Single by Queens of the Stone Age

from the album ...Like Clockwork
- Released: August 6, 2013
- Genre: Alternative rock; hard rock;
- Length: 3:55
- Label: Matador
- Songwriters: Josh Homme; Troy Van Leeuwen; Michael Shuman; Dean Fertita;
- Producers: Josh Homme; Troy Van Leeuwen; Michael Shuman; Dean Fertita;

Queens of the Stone Age singles chronology
| "My God Is the Sun" (2013) | "I Sat by the Ocean" (2013) | "The Way You Used to Do" (2017) |

= I Sat by the Ocean =

"I Sat by the Ocean" is the second single by American rock band Queens of the Stone Age from their sixth studio album, ...Like Clockwork (2013). It was released on August 6, 2013, shortly after the band's performance at Lollapalooza music festival on August 4.
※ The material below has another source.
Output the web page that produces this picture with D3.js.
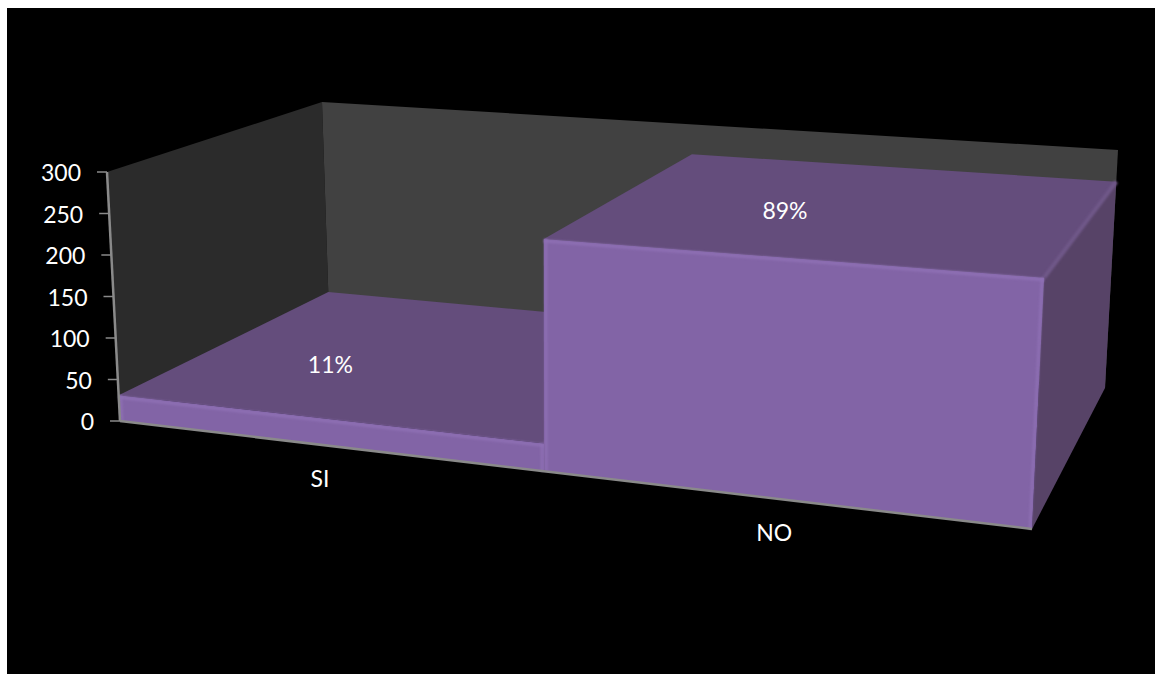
<!DOCTYPE html>
<html>
<head>
<meta charset="utf-8">
<script src="https://cdnjs.cloudflare.com/ajax/libs/d3/7.8.5/d3.min.js"></script>
<style>
html,body{margin:0;padding:0;background:#fff;}
svg{display:block;}
text{font-family:Lato,"Open Sans",sans-serif;fill:#fff;font-size:23px;}
</style>
</head>
<body>
<svg id="chart" width="1155" height="674"></svg>
<script>
// Survey answers and the value axis
const categories = ["SI", "NO"];
const values = [31, 260];
const percentLabels = ["11%", "89%"];
const yTicks = [0, 50, 100, 150, 200, 250, 300];

const svg = d3.select("#chart");
svg.append("rect").attr("x", 7).attr("y", 8).attr("width", 1148).attr("height", 666).attr("fill", "#000");

// Soft highlight used for the bevelled bar edges
svg.append("defs").append("filter").attr("id", "soft")
  .attr("filterUnits", "userSpaceOnUse").attr("x", 0).attr("y", 0).attr("width", 1155).attr("height", 674)
  .append("feGaussianBlur").attr("stdDeviation", 0.9);

// Scales work in the unit box of the 3D plot: category, value, depth
const xBand = d3.scaleBand().domain(categories).range([0, 1]).padding(0);
const yScale = d3.scaleLinear().domain([0, 300]).range([0, 1]);

// The eight corners of the plot box as they appear in the oblique view
const corners = {
  "000": [120, 421], "100": [1032, 529], "010": [107, 172], "110": [1046, 239],
  "001": [329, 314], "101": [1105, 388], "011": [322, 102], "111": [1118, 150]
};
const foreshorten = 1.15;   // the far end of the category axis is compressed
const lerp = (a, b, t) => [a[0] + (b[0] - a[0]) * t, a[1] + (b[1] - a[1]) * t];
function project(u, v, w) {
  const p = u / (u + foreshorten * (1 - u));
  const c = k => corners[k];
  const front = lerp(lerp(c("000"), c("100"), p), lerp(c("010"), c("110"), p), v);
  const back = lerp(lerp(c("001"), c("101"), p), lerp(c("011"), c("111"), p), v);
  return lerp(front, back, w);
}
const poly = pts => "M" + pts.map(p => p.join(",")).join("L") + "Z";

// Side and back walls
svg.append("path").attr("fill", "#2b2b2b")
  .attr("d", poly([project(0,1,0), project(0,1,1), project(0,0,1), project(0,0,0)]));
svg.append("path").attr("fill", "#414141")
  .attr("d", poly([project(0,1,1), project(1,1,1), project(1,0,1), project(0,0,1)]));

// Bars, left to right so the taller one covers the first
const COLORS = { front: "#8264a6", top: "#644d7c", side: "#574367", edgeFront: "#8e6fb4", edgeTop: "#705889" };
const barGroup = svg.append("g");
categories.forEach((cat, i) => {
  const u0 = xBand(cat), u1 = u0 + xBand.bandwidth(), v = yScale(values[i]);
  const g = barGroup.append("g");
  const face = (pts, color) => g.append("path").attr("fill", color).attr("d", poly(pts));
  face([project(u1,v,0), project(u1,v,1), project(u1,0,1), project(u1,0,0)], COLORS.side);
  face([project(u0,v,0), project(u1,v,0), project(u1,v,1), project(u0,v,1)], COLORS.top);
  // Bevels sit between the faces, blurred so they read as rounded edges
  const edge = (a, b, color, width) => g.append("line")
    .attr("x1", a[0]).attr("y1", a[1]).attr("x2", b[0]).attr("y2", b[1])
    .attr("stroke", color).attr("stroke-width", width).attr("filter", "url(#soft)");
  edge(project(u1,v,0), project(u1,v,1), COLORS.edgeTop, 4);
  face([project(u0,v,0), project(u1,v,0), project(u1,0,0), project(u0,0,0)], COLORS.front);
  const inset = 2;
  const shift = (p, dx, dy) => [p[0] + dx, p[1] + dy];
  edge(shift(project(u0,v,0), 0, inset), shift(project(u1,v,0), 0, inset), COLORS.edgeFront, 3);
  edge(shift(project(u1,v,0), -inset, 0), shift(project(u1,0,0), -inset, 0), COLORS.edgeFront, 2.5);
  edge(shift(project(u0,v,0), inset, 0), shift(project(u0,0,0), inset, 0), COLORS.edgeFront, 2.5);
});

// Axis lines
const axisColor = "#8a8a8a";
const axisLine = (a, b) => svg.append("line")
  .attr("x1", a[0]).attr("y1", a[1]).attr("x2", b[0]).attr("y2", b[1])
  .attr("stroke", axisColor).attr("stroke-width", 2.5);
axisLine(project(0,0,0), project(0,1,0));
axisLine(project(0,0,0), project(1,0,0));

// Value ticks and labels
yTicks.forEach(t => {
  const p = project(0, yScale(t), 0);
  svg.append("line").attr("x1", p[0] - 10).attr("x2", p[0]).attr("y1", p[1]).attr("y2", p[1])
    .attr("stroke", axisColor).attr("stroke-width", 1.5);
  svg.append("text").attr("x", p[0] - 26).attr("y", p[1] + 9).attr("text-anchor", "end").text(t);
});

// Category names below the floor, percentages floating over each bar
categories.forEach((cat, i) => {
  const uc = xBand(cat) + xBand.bandwidth() / 2;
  const base = project(uc, 0, 0);
  svg.append("text").attr("x", base[0] - 5).attr("y", base[1] + 42).attr("text-anchor", "middle").text(cat);
  const v = yScale(values[i]);
  const top = project(uc, v, 0);
  svg.append("text").attr("x", top[0] + 7 - 8 * v).attr("y", top[1] - 46 + 8 * v).attr("text-anchor", "middle").text(percentLabels[i]);
});
</script>
</body>
</html>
On July 31, 2013, Queens of the Stone Age performed the song on the late-night talk show Jimmy Kimmel Live!, together with the first single from the album, "My God Is the Sun".

==Personnel==
Sources:

Queens of the Stone Age
- Joshua Homme – lead vocals, guitar, slide guitar, shakers
- Troy Van Leeuwen – guitar, claps
- Michael Shuman – vocals, bass guitar, tambourine
- Dean Fertita – Wurly, piano, guitar, slide guitar

Additional musician
- Joey Castillo – drums, claps

Technical personnel
- Joshua Homme & Queens of the Stone Age – production
- Mark Rankin – engineering, mixing
- Alain Johannes – additional engineering
- Justin Smith – additional engineering
- Gavin Lurssen – mastering

==Charts==

Weekly chart performance
| Chart (2013) | Peak position |
|---|---|
| Canada Rock (Billboard) | 15 |
| Finland Airplay (Radiosoittolista) | 70 |
| UK Streaming (OCC) | 96 |
| US Rock & Alternative Airplay (Billboard) | 23 |
| US Alternative Airplay (Billboard) | 15 |

==Certifications==

Certifications and sales
| Region | Certification | Certified units/sales |
| Canada (Music Canada) | Gold | 40,000^{‡} |
| New Zealand (RMNZ) | Gold | 15,000^{‡} |
^{‡} Sales+streaming figures based on certification alone.